A couple of weeks ago, while I was putting away the groceries that I had ordered online earlier that week, and which had just been delivered to my house, Child 2 asked something to the effect of “When you were my age, did you ever imagine that you could order groceries from the comfort of your chair, and have them delivered to your house?”
My answer was that, yes, I could easily imagine that, because it was something that actually happened, then.
When I was growing up, we spent some summers in my father’s Godmother’s house. About once a week, she would call the local grocer’s and place an order. The order would be delivered a few hours later. The amount would be added to her ongoing tally, and the bill would be settled at the end of the month.
There were some differences between that experience and mine, of course.
For a starter, the medium: we don’t “call” the shop to place an order. I was going to say that we don’t use the phone, but we do – we can order our shopping through an app, on our phones. Likewise, I was going to say that we don’t use our voice, but we can still do that: it is possible to order our groceries via our voice-based virtual assistants (Alexa, etc…).
The other big difference is the provider. I had ordered from a large supermarket. For my father’s godmother, this service was only available from the local grocery store, not the larger competitors. Moreover, this service was available for a limited range of products, only; whereas, today, I can get pretty much anything delivered to my door.

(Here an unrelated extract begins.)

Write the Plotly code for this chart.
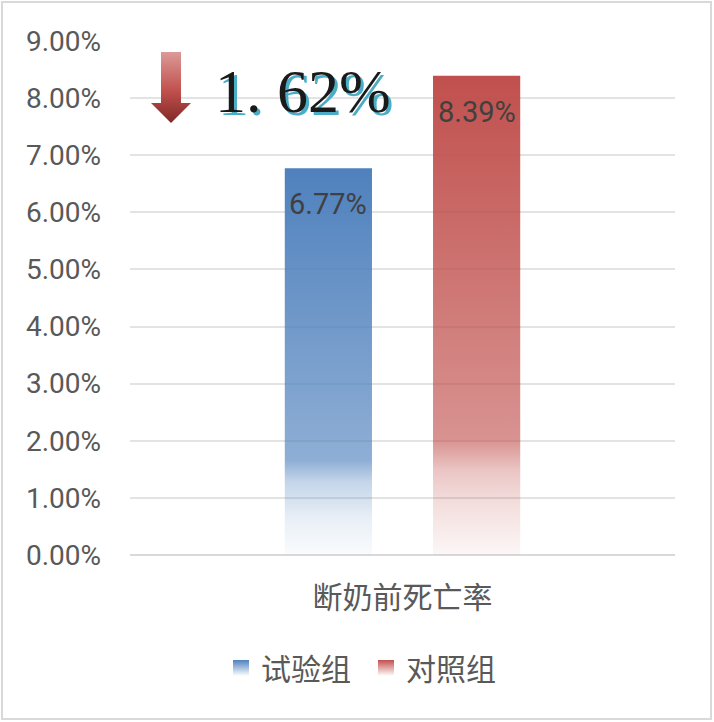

But, other than that, my grocery shopping experience was not really “new”.
This exchange reminded me of an interesting podcast episode from the Conversation, and the associated article entitled “How the future of shopping was shaped by its past”, by Rachel Bowlby. The author says:
“(S)hopping history never moves in one single direction or all at once. There have always been regional and chronological divergences from mainstream developments. There are also retailing modes that fall by the wayside and then return at a later date in new guises or with new names. They often have every appearance of being newly invented”
Bowlby shares numerous examples of previous incarnations of retail phenomena that we think of as ‘modern’, such as fast-fashion, pop-up shops, virtual shopping, chain stores and, of course, home delivery. It’s a really interesting article, and a very entertaining podcast episode. Do check it out.
What other “shopping innovations” strike you as not being a novelty at all?